By: Anna North

On her wedding day, 17-year-old Ada has everything she could want in life; she loves her husband, and she loves working as an apprentice to her mother, a respected midwife. However, Ada’s dreams are soon dashed when she can’t get pregnant in her first year of marriage. In a town where barren women are routinely hanged as witches, her survival depends on leaving behind everything she knows.

She joins up with the notorious Hole in the Wall Gang, a band of outlaws led by a preacher-turned-robber known to all as the Kid. Charismatic, grandiose, and mercurial, the Kid is determined to create a safe haven for outcast women. Such a dream requires great sacrifice on the part of the bandits and their victims, and Ada will play a key role in executing a treacherous plan that may get them all killed. 

Outlawed has an interesting premise with a main character reminiscent of The Handmaid’s Tale in that she’s fiercely determined and completely unstoppable in her convictions. This story also takes place in an alternate history where pregnancy and childbirth are everything to society. Barren women are lucky if they are only thrown out of their homes since they are often executed as witches for supposedly cursing other women out of spite. Men are almost never accused of misconduct.

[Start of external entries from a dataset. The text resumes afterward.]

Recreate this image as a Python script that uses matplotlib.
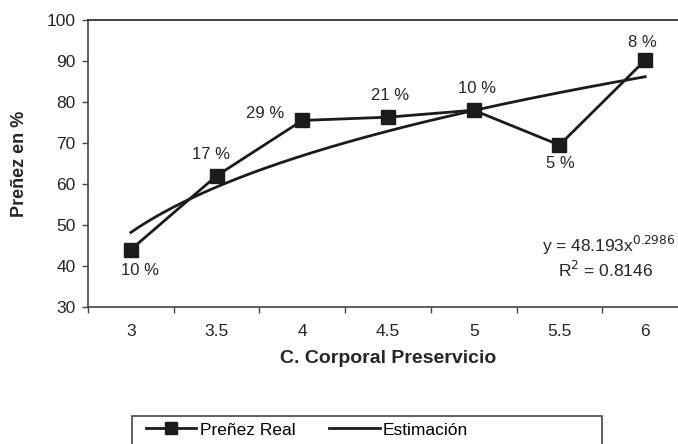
import numpy as np
import matplotlib
matplotlib.use("Agg")
import matplotlib.pyplot as plt
from matplotlib.lines import Line2D
from matplotlib.patches import Rectangle

plt.rcParams['font.family'] = ['Liberation Sans', 'DejaVu Sans']

# ---- data ----
categories = ["3", "3.5", "4", "4.5", "5", "5.5", "6"]
prenez_real = [44, 62, 75.5, 76.3, 78, 69.5, 90.2]
point_labels = ["10 %", "17 %", "29 %", "21 %", "10 %", "5 %", "8 %"]
# power trendline as shown in the chart (Excel: x = category index 1..7)
trend_a = 48.193
trend_b = 0.2986
trend_r2 = 0.8146
y_ticks = [30, 40, 50, 60, 70, 80, 90, 100]

W, H = 678, 444
fig = plt.figure(figsize=(W / 100, H / 100), dpi=100)
fig.patch.set_facecolor("white")

left_px, right_px, top_px, bottom_px = 88, 688, 20, 307
ax = fig.add_axes([left_px / W, 1 - bottom_px / H,
                   (right_px - left_px) / W, (bottom_px - top_px) / H])

xpos = np.arange(len(categories))
dark = "#1c1c1c"
txt = "#262626"

ax.plot(xpos, prenez_real, color=dark, lw=2.0, marker="s", ms=10,
        mfc=dark, mec=dark, zorder=3, clip_on=False)

xs = np.linspace(0, len(categories) - 1, 200)
ax.plot(xs, trend_a * (xs + 1) ** trend_b, color=dark, lw=2.0, zorder=2)

# point labels (offsets in pixels)
offsets = [(9, -21), (-6, 21), (-37, 7), (2, 22), (3, 22), (1, -18), (-3, 18)]
for x, y, lab, (dx, dy) in zip(xpos, prenez_real, point_labels, offsets):
    ax.annotate(lab, (x, y), xytext=(dx, dy), textcoords="offset pixels",
                ha="center", va="center", fontsize=12, color=txt)

ax.set_xlim(-0.5, len(categories) - 0.5)
ax.set_ylim(30, 100)
ax.set_yticks(y_ticks)
ax.set_xticks(xpos)
ax.set_xticklabels(categories)
ax.set_xticks(np.arange(-0.5, len(categories), 1.0), minor=True)
ax.tick_params(axis="x", which="major", length=0, pad=12, labelsize=12.5,
               labelcolor=txt)
ax.tick_params(axis="x", which="minor", length=4, width=1, color="#444444",
               direction="out")
ax.tick_params(axis="y", length=4, width=1, pad=5, labelsize=12.5,
               color="#444444", labelcolor=txt, direction="out")

for s in ["left", "bottom"]:
    ax.spines[s].set_color("#444444")
    ax.spines[s].set_linewidth(1.2)
ax.spines["top"].set_color("#333333")
ax.spines["top"].set_linewidth(1.3)
ax.spines["right"].set_visible(False)

ax.set_xlabel("C. Corporal Preservicio", fontsize=14, fontweight="bold",
              color=txt, labelpad=8)
ax.set_ylabel("Preñez en %", fontsize=13, fontweight="bold",
              color=txt, labelpad=13)

# trendline equation
fig.text(675 / W, 1 - 245 / H, f"y = {trend_a}x$^{{{trend_b}}}$",
         ha="right", va="center", fontsize=12.5, color=txt)
fig.text(606 / W, 1 - 270 / H, f"R$^2$ = {trend_r2}",
         ha="center", va="center", fontsize=12.5, color=txt)

# legend box and entries
fig.patches.append(Rectangle((132 / W, -0.05), (602 - 132) / W,
                             (1 - 416 / H) + 0.05, transform=fig.transFigure,
                             fill=False, ec="#444444", lw=1.2))
handles = [Line2D([], [], color=dark, lw=2, marker="s", ms=8, mfc=dark, mec=dark),
           Line2D([], [], color=dark, lw=2)]
fig.legend(handles, ["Preñez Real", "Estimación"], ncol=2, frameon=False,
           loc="center left", bbox_to_anchor=(146 / W, 1 - 430 / H),
           fontsize=12.5, handlelength=2.9, handletextpad=0.2,
           columnspacing=1.95, borderaxespad=0, borderpad=0)

fig.savefig("out.png", dpi=100, facecolor="white")
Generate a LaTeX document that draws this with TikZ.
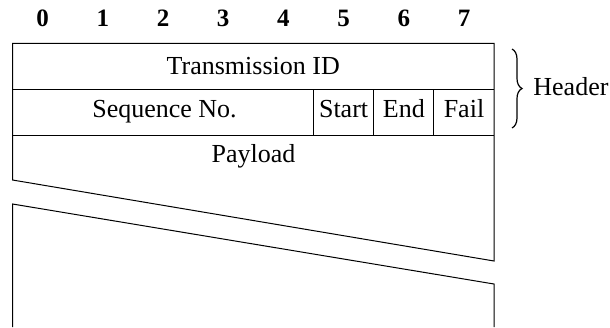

The driving force for the plot is that nothing ever goes according to plan for Ada. The reader really gets to know Ada as a person while many of the other characters felt one-dimensional, running together in a kind of character soup. I had a hard time keeping backstories straight for most of the secondary characters because many of the Hole in the Wall Gang had nearly carbon copy personalities. This aspect was the largest detractor for me since I want characters to feel like different people rather than caricatures separated by race or sexuality. Token diversity is a huge problem in many books, but I can appreciate how the author tried to use diversity to draw parallels to our own society. It wasn’t perfect by any means, but it worked.

Some parts of the narrative might seem cheesy or heavily foreshadowed, but I was still pleasantly surprised by some twists in the story. There’s solid LGBT representation including topics of gender fluidity and non-binary characters which is awesome for readers who struggle to find that kind of relatability in books. Outlawed perfectly encapsulates how there will always be outliers in societies attempting to enforce strict gender rolls and that those outliers will work to change the world. Change doesn’t happen overnight and it’s sometimes messy, but it will happen.

While a warning should definitely be given to readers who have had their own struggles with pregnancy, I would still recommend Outlawed. The heart of the story focuses on women supporting women when the rest of the world would leave them behind. 

I can appreciate Anna North for what she was trying to accomplish in Outlawed. While I can’t give it 5-stars, I can still recommend the story to lovers of other alternative history centered on women. The ending had me choking up which means if you too are a sentimental sap, you’ll probably enjoy the book.